Eligible Applicants - Answers
Direct recipients receive funding directly from FTA. Designated recipients have been designated by the state governor or his/her designee to receive and/or sub-allocate. Both direct and designated recipients are eligible to apply directly for the Bus and Bus Infrastructure Program.
Only designated recipients of FTA funds, states, local governmental authorities and Indian tribes are eligible to apply for funds. If you are unsure about whether you can apply for funding, please contact your FTA Regional Office or your state’s Department of Transportation.
A local government authority includes: (1) a political subdivision of a state, (2) an authority of at least one state or political subdivision of a state, (3) an Indian tribe, or (4) a public corporation, board, or commission established under the laws of a state.
Eligible Projects - Answers
Administrative costs must be directly related to implementing or overseeing a project. For examples of eligible administrative costs, refer to 2 CFR Part 225, Appendix B to Part 225 - Selected Items of Cost.

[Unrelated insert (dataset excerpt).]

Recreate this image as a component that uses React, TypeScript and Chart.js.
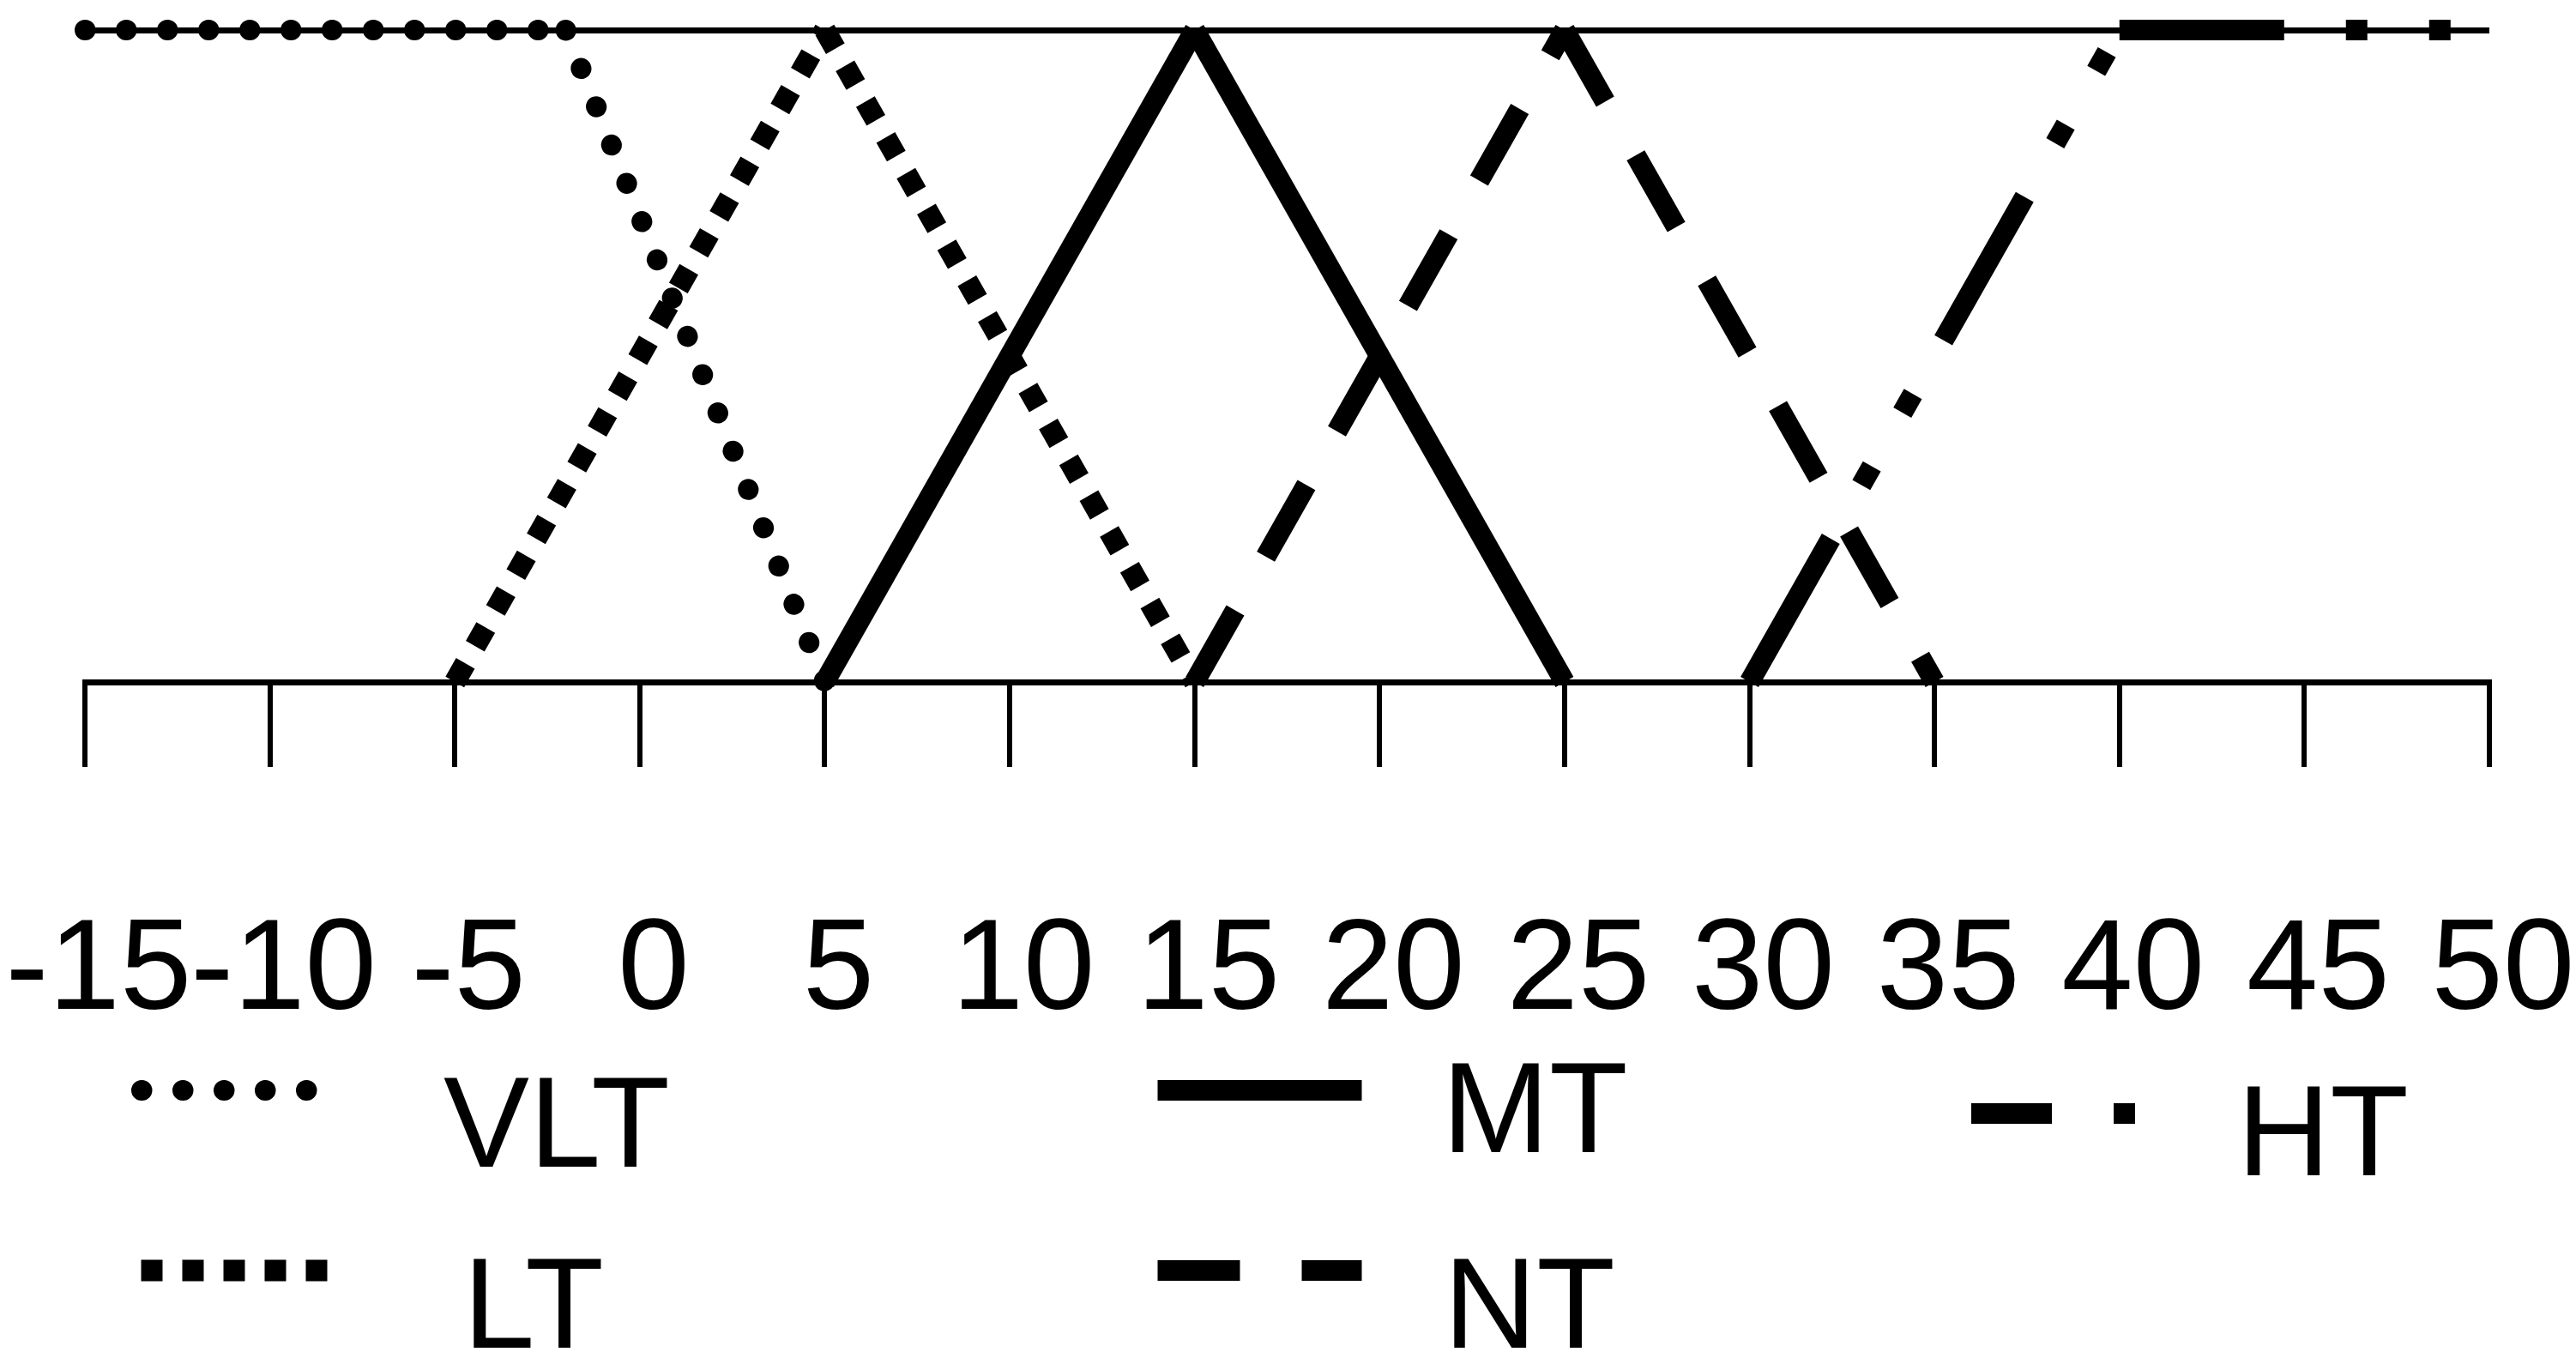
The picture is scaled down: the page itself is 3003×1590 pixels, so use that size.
import React, { useEffect, useRef } from 'react';
import { Chart, registerables } from 'chart.js';

Chart.register(...registerables);

// ---- data ----
const SERIES_NAMES = ['VLT', 'LT', 'MT', 'NT', 'HT'];
const VLT_X = [-15, -2, 5];
const VLT_Y = [1, 1, 0];
const LT_X = [-5, 5, 15];
const LT_Y = [0, 1, 0];
const MT_X = [5, 15, 25];
const MT_Y = [0, 1, 0];
const NT_X = [15, 25, 35];
const NT_Y = [0, 1, 0];
const HT_X = [30, 40, 50];
const HT_Y = [0, 1, 1];
const X_MIN = -15;
const X_MAX = 50;
const X_STEP = 5;
const Y_MIN = 0;
const Y_MAX = 1;

const SERIES_X = [VLT_X, LT_X, MT_X, NT_X, HT_X];
const SERIES_Y = [VLT_Y, LT_Y, MT_Y, NT_Y, HT_Y];

// ---- styles ----
const FONT = '"Liberation Sans", Arial, sans-serif';
const STYLES: any[] = [
  { borderWidth: 24, borderDash: [0.5, 47.5], borderCapStyle: 'round' },
  { borderWidth: 25, borderDash: [25, 23], borderCapStyle: 'butt' },
  { borderWidth: 24, borderDash: [], borderCapStyle: 'butt' },
  { borderWidth: 24, borderDash: [96, 72], borderCapStyle: 'butt' },
  { borderWidth: 24, borderDash: [192, 72, 25, 72, 25, 72], borderCapStyle: 'butt' },
];

// legend layout (pixel positions of sample line and label)
const LEGEND_LAYOUT = [
  { x0: 165, x1: 357.5, y: 1271, dashOffset: 0, tx: 517, ty: 1360 },
  { x0: 164.5, x1: 382.5, y: 1481, dashOffset: 0, tx: 540, ty: 1571 },
  { x0: 1349.5, x1: 1587.5, y: 1271, dashOffset: 0, tx: 1681, ty: 1343 },
  { x0: 1349.5, x1: 1587.5, y: 1481, dashOffset: 0, tx: 1683, ty: 1571 },
  { x0: 2298, x1: 2490, y: 1298, dashOffset: 98, tx: 2608, ty: 1370 },
];

const legendPlugin = {
  id: 'customLegend',
  afterDraw(chart: any) {
    const ctx = chart.ctx;
    chart.data.datasets.forEach((ds: any, i: number) => {
      const l = LEGEND_LAYOUT[i];
      ctx.save();
      ctx.strokeStyle = ds.borderColor;
      ctx.lineWidth = ds.borderWidth;
      ctx.lineCap = ds.borderCapStyle;
      ctx.setLineDash(ds.borderDash || []);
      ctx.lineDashOffset = l.dashOffset;
      ctx.beginPath();
      ctx.moveTo(l.x0, l.y);
      ctx.lineTo(l.x1, l.y);
      ctx.stroke();
      ctx.setLineDash([]);
      ctx.fillStyle = '#000';
      ctx.font = `150px ${FONT}`;
      ctx.textAlign = 'left';
      ctx.textBaseline = 'alphabetic';
      ctx.fillText(ds.label, l.tx, l.ty);
      ctx.restore();
    });
  },
};

export default function App() {
  const ref = useRef<HTMLCanvasElement | null>(null);

  useEffect(() => {
    const canvas = ref.current;
    if (!canvas) return;
    const datasets = SERIES_NAMES.map((name, i) => ({
      label: name,
      data: SERIES_X[i].map((x, j) => ({ x, y: SERIES_Y[i][j] })),
      borderColor: '#000',
      backgroundColor: '#000',
      borderWidth: STYLES[i].borderWidth,
      borderDash: STYLES[i].borderDash,
      borderCapStyle: STYLES[i].borderCapStyle,
      borderJoinStyle: 'miter',
      pointRadius: 0,
      tension: 0,
      fill: false,
      clip: false,
      segment: {
        borderDashOffset: (c: any) => c.p0DataIndex * 0.001,
      },
    }));

    const chart = new Chart(canvas, {
      type: 'line',
      data: { datasets } as any,
      options: {
        animation: false,
        responsive: false,
        devicePixelRatio: 1,
        layout: { padding: { left: 99, right: 101, top: 35, bottom: 345 } },
        plugins: {
          legend: { display: false },
          tooltip: { enabled: false },
        },
        scales: {
          x: {
            type: 'linear',
            min: X_MIN,
            max: X_MAX,
            afterFit: (s: any) => {
              s.paddingLeft = 0;
              s.paddingRight = 0;
              s.height = 450;
            },
            border: { display: true, color: '#000', width: 7 },
            grid: {
              display: true,
              drawOnChartArea: false,
              drawTicks: true,
              tickLength: 99,
              tickWidth: 6,
              tickColor: '#000',
              color: '#000',
              lineWidth: 6,
            },
            ticks: {
              stepSize: X_STEP,
              autoSkip: false,
              maxRotation: 0,
              minRotation: 0,
              padding: 151,
              labelOffset: 16,
              color: '#000',
              font: { family: FONT, size: 150 },
              callback: (v: any) => String(v),
            },
          },
          y: {
            type: 'linear',
            min: Y_MIN,
            max: Y_MAX,
            afterFit: (s: any) => {
              s.width = 0;
            },
            border: { display: false },
            grid: {
              display: true,
              drawTicks: false,
              lineWidth: 7,
              color: (c: any) => (c.tick && c.tick.value === Y_MAX ? '#000' : 'rgba(0,0,0,0)'),
            },
            ticks: { display: false, stepSize: 1 },
          },
        },
      } as any,
      plugins: [legendPlugin],
    });
    return () => chart.destroy();
  }, []);

  return (
    <div style={{ position: 'absolute', left: 0, top: 0, width: 3003, height: 1590, background: '#fff' }}>
      <canvas ref={ref} width={3003} height={1590} style={{ width: 3003, height: 1590, display: 'block' }} />
    </div>
  );
}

Yes. Remanufactured vehicles are vehicles that have undergone substantial structural, mechanical or electrical rebuilding, restoration or updating by a third party and then are sold or leased to a transit agency. If an applicant includes remanufactured vehicles in the application, the application must address how the project will meet the remanufactured vehicle requirements identified in FTA Circular C.5010.1E --Award Management Requirements. This information should be addressed as a part of the project implementation plan and includes the following:
- Procurement. Recipients must identify in their applications and procurement their intent to purchase previously-owned and/or remanufactured vehicles. As part of the bid or proposal, recipients must obtain certification and documentation ascertaining that applicable Bus Testing and Buy America requirements have been met by the original owner or remanufacturer.
- Useful Life. The grant application and procurement of a previously-owned vehicle must identify the applicable useful life for the vehicle.
- Bus Testing. The original vehicles must have met the Bus Testing Requirements in place at the time of acquisition by the original owner.
- Buy America. The original vehicles must have met the Buy America requirements in place at the time of acquisition by the original owner. Remanufactured vehicles must meet the applicable Buy America requirements for rolling stock for all new components and subcomponents added or replaced on the vehicle.
- DBE Requirements. When a remanufacturer responds to a solicitation for new, or remanufactured vehicles, with a vehicle that has post-production alterations or retro-fitting to provide a “like new” vehicle, the remanufacturer is considered a transit vehicle manufacturer and must comply with the DOT DBE regulations.
Yes, as defined as replacement of a vehicle’s propulsion system, including replacing a propulsion system with a propulsion system of a different type (e.g., replacing a diesel engine with an electric battery propulsion system). Rolling stock repowering is permitted for buses that have met at least 40 percent of their useful life; in which case, it must be designed to permit the bus to meet its useful life requirements. Rolling stock repowering is permitted as part of a rebuild; in which case, it must extend the useful life by at least 4 years.